Kini soalnya adalah: apakah keganjilan orang-orangan yang disajikan dalam buku puisi Orang-orangan yang Menyala dari Matanya oleh Hendro Siswanggono itu sekadar ingin berganjil iseng ataukah ada maksud tersembunyi? Ya, seperti di dalam dunia sastra (termasuk puisi), pemeo yang berbunyi: apa yang dikatakan begini, kadang yang dimaksud adalah begitu, pun benar adanya.
Jadi, ini bukan sekadar iseng. Tapi, ada yang ingin disampaikan. Dan itu dapat kita masukkan sebagai keironisan. Dalam arti, sesuatu yang dianggap biasa ternyata diam-diam dari matanya menyala hal yang ganjil (simbol orang-orangan). Hal yang ketika di malam-malam gelap pun bangkit dan menukas: //Tak ada foto diriku siapa/ Mereka juga tak mengenal dirinya/ Imajinasi berkembang suka-suka/ Menciptakan berhala yang dipuja-puja…/// (puisi Foto Diri halaman 29).
Ya, dunia memang makin maju. Dulu kita hidup dengan berburu. Terus bertanam. Terus bertempat.

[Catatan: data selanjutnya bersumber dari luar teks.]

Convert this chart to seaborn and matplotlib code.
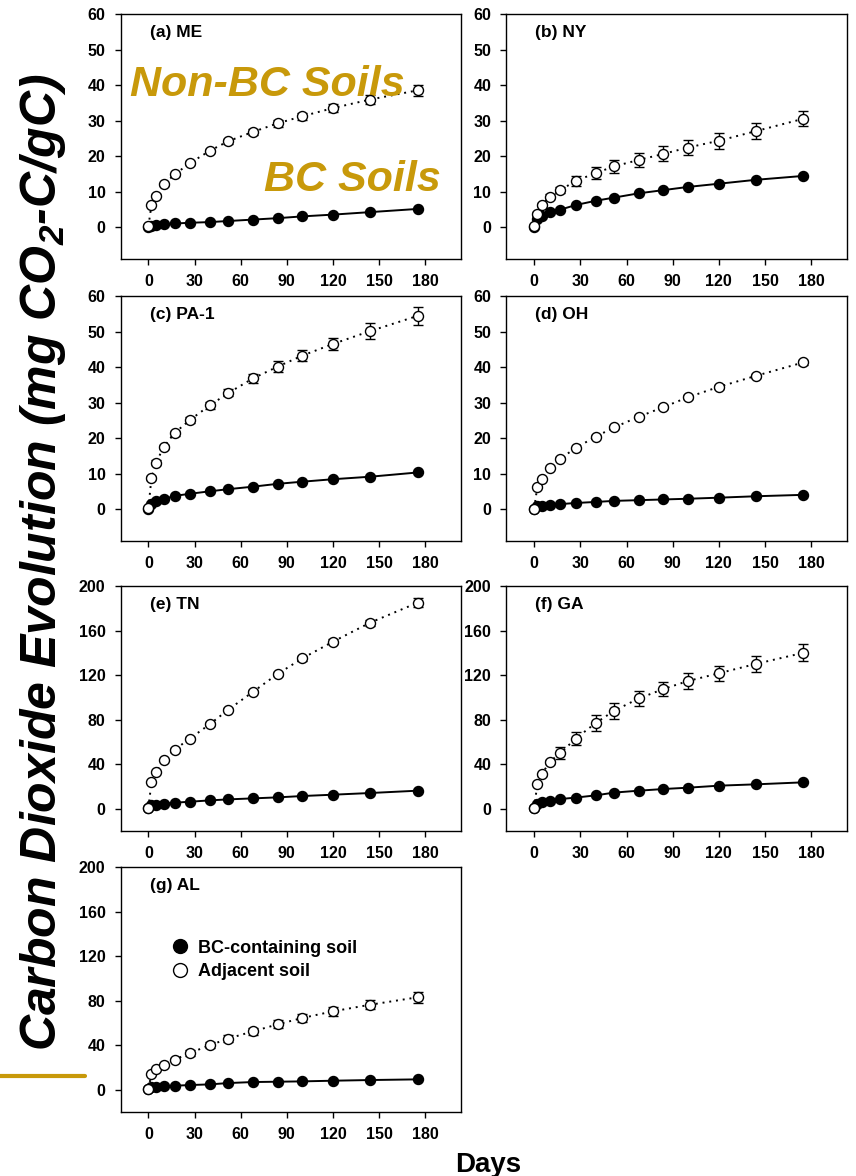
import numpy as np
import pandas as pd
import matplotlib
matplotlib.use("Agg")
import matplotlib.pyplot as plt
from matplotlib.lines import Line2D
import seaborn as sns

sns.set_style("ticks")
plt.rcParams['font.family'] = ['Liberation Sans', 'DejaVu Sans']
plt.rcParams['font.weight'] = 'bold'
plt.rcParams['text.color'] = 'black'
plt.rcParams['axes.labelcolor'] = 'black'
plt.rcParams['xtick.color'] = 'black'
plt.rcParams['ytick.color'] = 'black'
plt.rcParams['mathtext.fontset'] = 'custom'
plt.rcParams['mathtext.rm'] = 'Liberation Sans:bold:italic'
plt.rcParams['mathtext.it'] = 'Liberation Sans:bold:italic'
plt.rcParams['mathtext.default'] = 'rm'

# incubation days
days = [0, 2, 5, 10, 17, 27, 40, 52, 68, 84, 100, 120, 144, 175]

# cumulative CO2-C (mg CO2-C / g C), BC-containing soil vs adjacent soil
me_bc = [0.1, 0.4, 0.6, 0.8, 1.0, 1.2, 1.4, 1.7, 2.1, 2.5, 3.0, 3.5, 4.2, 5.1]
me_adj = [0.2, 6.2, 8.8, 12.0, 14.8, 18.0, 21.5, 24.2, 26.8, 29.2, 31.2, 33.5, 35.9, 38.5]
me_err = [0.3, 0.4, 0.4, 0.5, 0.5, 0.6, 0.6, 0.7, 0.8, 0.9, 1.0, 1.1, 1.3, 1.5]

ny_bc = [0.0, 2.2, 3.1, 4.1, 4.9, 6.2, 7.4, 8.3, 9.5, 10.4, 11.3, 12.2, 13.3, 14.4]
ny_adj = [0.2, 3.6, 6.2, 8.5, 10.4, 13.0, 15.2, 17.1, 18.9, 20.6, 22.4, 24.3, 27.0, 30.5]
ny_err = [0.3, 0.5, 0.6, 0.7, 0.9, 1.5, 1.7, 1.8, 2.0, 2.1, 2.2, 2.3, 2.3, 2.1]

pa_bc = [0.1, 1.5, 2.2, 2.8, 3.7, 4.3, 5.0, 5.6, 6.3, 7.1, 7.7, 8.4, 9.1, 10.3]
pa_adj = [0.2, 8.8, 13.1, 17.5, 21.4, 25.1, 29.2, 32.7, 36.8, 40.1, 43.2, 46.5, 50.1, 54.4]
pa_err = [0.3, 0.5, 0.6, 0.6, 0.7, 0.8, 1.0, 1.0, 1.2, 1.5, 1.6, 1.8, 2.2, 2.5]

oh_bc = [0.1, 0.8, 0.9, 1.2, 1.4, 1.7, 2.0, 2.3, 2.5, 2.7, 2.9, 3.2, 3.6, 4.0]
oh_adj = [0.1, 6.2, 8.5, 11.6, 14.2, 17.2, 20.4, 23.0, 26.0, 28.7, 31.5, 34.4, 37.5, 41.3]
oh_err = [0.2, 0.3, 0.3, 0.3, 0.4, 0.4, 0.4, 0.5, 0.5, 0.6, 0.6, 0.6, 0.6, 0.6]

tn_bc = [0.3, 3.0, 3.6, 4.5, 5.4, 6.3, 7.5, 8.4, 9.3, 10.2, 11.4, 12.6, 14.1, 16.2]
tn_adj = [0.5, 24, 33, 44, 53, 63, 76, 89, 105, 121, 135, 150, 167, 185]
tn_err = [0.5, 1.0, 1.0, 1.0, 1.2, 1.2, 1.5, 1.5, 1.5, 1.8, 2.0, 2.0, 2.5, 4.0]

ga_bc = [0.3, 4.0, 5.7, 7.2, 8.7, 10.0, 12.0, 14.5, 16.2, 17.7, 18.9, 20.7, 21.9, 23.7]
ga_adj = [0.5, 22, 31, 42, 50, 63, 77, 88, 99, 107.5, 114.7, 121.6, 130, 140]
ga_err = [0.5, 1.0, 1.5, 2.0, 5.0, 6.0, 7.0, 7.0, 7.0, 6.5, 7.0, 7.0, 7.5, 7.5]

al_bc = [0.5, 2.4, 2.7, 3.3, 3.6, 4.2, 4.8, 6.0, 6.9, 7.2, 7.5, 8.1, 8.7, 9.3]
al_adj = [1.0, 14.0, 18.3, 22.5, 27.0, 33.0, 40.0, 46.0, 52.4, 58.7, 64.4, 70.4, 76.3, 83.0]
al_err = [0.5, 1.0, 1.0, 1.0, 1.5, 2.5, 2.5, 3.0, 3.0, 3.5, 3.5, 4.0, 4.0, 5.0]

panels = [
    ("(a) ME", me_bc, me_adj, me_err, 60),
    ("(b) NY", ny_bc, ny_adj, ny_err, 60),
    ("(c) PA-1", pa_bc, pa_adj, pa_err, 60),
    ("(d) OH", oh_bc, oh_adj, oh_err, 60),
    ("(e) TN", tn_bc, tn_adj, tn_err, 200),
    ("(f) GA", ga_bc, ga_adj, ga_err, 200),
    ("(g) AL", al_bc, al_adj, al_err, 200),
]

W, H = 856, 1176
fig = plt.figure(figsize=(W / 100, H / 100), dpi=100)

col_left = [120.7, 506.5]
row_top = [14, 296, 586, 867]
ax_w, ax_h = 340, 245

gold = "#C8990A"
axes = []
for i, (title, bc, adj, err, ymax) in enumerate(panels):
    r, c = divmod(i, 2)
    x0 = col_left[c]
    y0 = row_top[r]
    ax = fig.add_axes([x0 / W, 1 - (y0 + ax_h) / H, ax_w / W, ax_h / H])
    axes.append(ax)

    df = pd.DataFrame({"day": days, "bc": bc, "adj": adj, "err": err})

    sns.lineplot(data=df, x="day", y="bc", ax=ax, color="black", lw=1.4,
                 linestyle="-", zorder=2)
    sns.lineplot(data=df, x="day", y="adj", ax=ax, color="black", lw=1.4,
                 linestyle=(0, (1, 2.5)), zorder=2)
    ax.errorbar(df["day"], df["adj"], yerr=df["err"], fmt="none", ecolor="black",
                elinewidth=1, capsize=3.5, capthick=1, zorder=2.5)
    sns.scatterplot(data=df, x="day", y="bc", ax=ax, color="black", edgecolor="black",
                    s=52, linewidth=1, zorder=3)
    sns.scatterplot(data=df, x="day", y="adj", ax=ax, color="white", edgecolor="black",
                    s=52, linewidth=1, zorder=4)

    if ymax == 60:
        ax.set_ylim(-9, 60)
        ax.set_yticks(np.arange(0, 61, 10))
    else:
        ax.set_ylim(-20, 200)
        ax.set_yticks(np.arange(0, 201, 40))
    ax.set_xlim(-18, 203)
    ax.set_xticks(np.arange(0, 181, 30))
    ax.set_xlabel("")
    ax.set_ylabel("")
    ax.tick_params(axis="both", direction="out", length=4, width=1, labelsize=11.5,
                   pad=7, color="black", labelcolor="black")
    for lab in ax.get_xticklabels() + ax.get_yticklabels():
        lab.set_fontweight("bold")
    for sp in ax.spines.values():
        sp.set_visible(True)
        sp.set_linewidth(1)
        sp.set_color("black")

    ax.text(0.085, 0.955, title, transform=ax.transAxes, ha="left", va="top",
            fontsize=12.5, fontweight="bold")

# annotations on panel (a)
axes[0].text(0.027, 0.665, "Non-BC Soils", transform=axes[0].transAxes, ha="left",
             va="baseline", fontsize=31, fontweight="bold", fontstyle="italic", color=gold)
axes[0].text(0.94, 0.279, "BC Soils", transform=axes[0].transAxes, ha="right",
             va="baseline", fontsize=31, fontweight="bold", fontstyle="italic", color=gold)

# legend on panel (g)
handles = [
    Line2D([], [], marker="o", ls="none", markersize=10, markerfacecolor="black",
           markeredgecolor="black"),
    Line2D([], [], marker="o", ls="none", markersize=10, markerfacecolor="white",
           markeredgecolor="black"),
]
axes[6].legend(handles, ["BC-containing soil", "Adjacent soil"], loc="upper left",
               bbox_to_anchor=(0.1, 0.77), frameon=False, handlelength=1.0,
               handletextpad=0.5, labelspacing=0.35, prop={"weight": "bold", "size": 13})

fig.text(43 / W, 1 - 562 / H, "Carbon Dioxide Evolution (mg CO$_2$-C/gC)",
         rotation=90, ha="center", va="center", fontsize=36, fontweight="bold",
         fontstyle="italic")
fig.text(488 / W, 1 - 1172 / H, "Days", ha="center", va="baseline", fontsize=20,
         fontweight="bold")

fig.add_artist(Line2D([0, 85 / W], [1 - 1076 / H] * 2, color=gold, lw=3,
                      transform=fig.transFigure))

fig.savefig("out.png", dpi=100)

Berdesa. Berkota. Bermetropolis.
Lalu, kebiasaan menunjuk pun berubah menjadi menghafal. Menulis. Merekam. Menginternet. Terus. Dan terus. Sampai ke mana. Entahlah. Kita semua tak ada yang tahu.
Yang jelas, dunia terus meluncur seperti kapsul waktu yang tak pernah lelah. Menembusi batas demi batas. Sampai akhirnya menjadi lupa: ”Sebenarnya diri kita ini siapa, dari mana, untuk apa, dan mau ke mana? Atau sekadar pengembara yang pokoknya mengembara.”
Pengembara yang oleh Hendro Siswanggono disebut sebagai: ”Beri dia ratusan kematian. Akan dia larungi tengah lautan. Hingga dasar tatapan matanya. Padahal, dari beribu tahun kematian, hanya didapat pesan yang sedikit menyenangkan.” (saduran puisi Sajak Kematian, halaman 58). (*)
--------------------------------------------
DATA BUKU:
Judul: Orang-orangan yang Menyala dari Matanya
Penulis: Hendro Siswanggono
Editor: Yuliati Sesetyo Wardini
Penerbit: Tankali
Cetakan: Pertama, Maret 2021
Tebal: x + 113 halaman
ISBN: 978-623-7451-82-2
--------------------------------------------
MARDI LUHUNG. Penulis puisi dan guru. Tahun 2010 mendapat Khatulistiwa Literary Award untuk bidang puisi.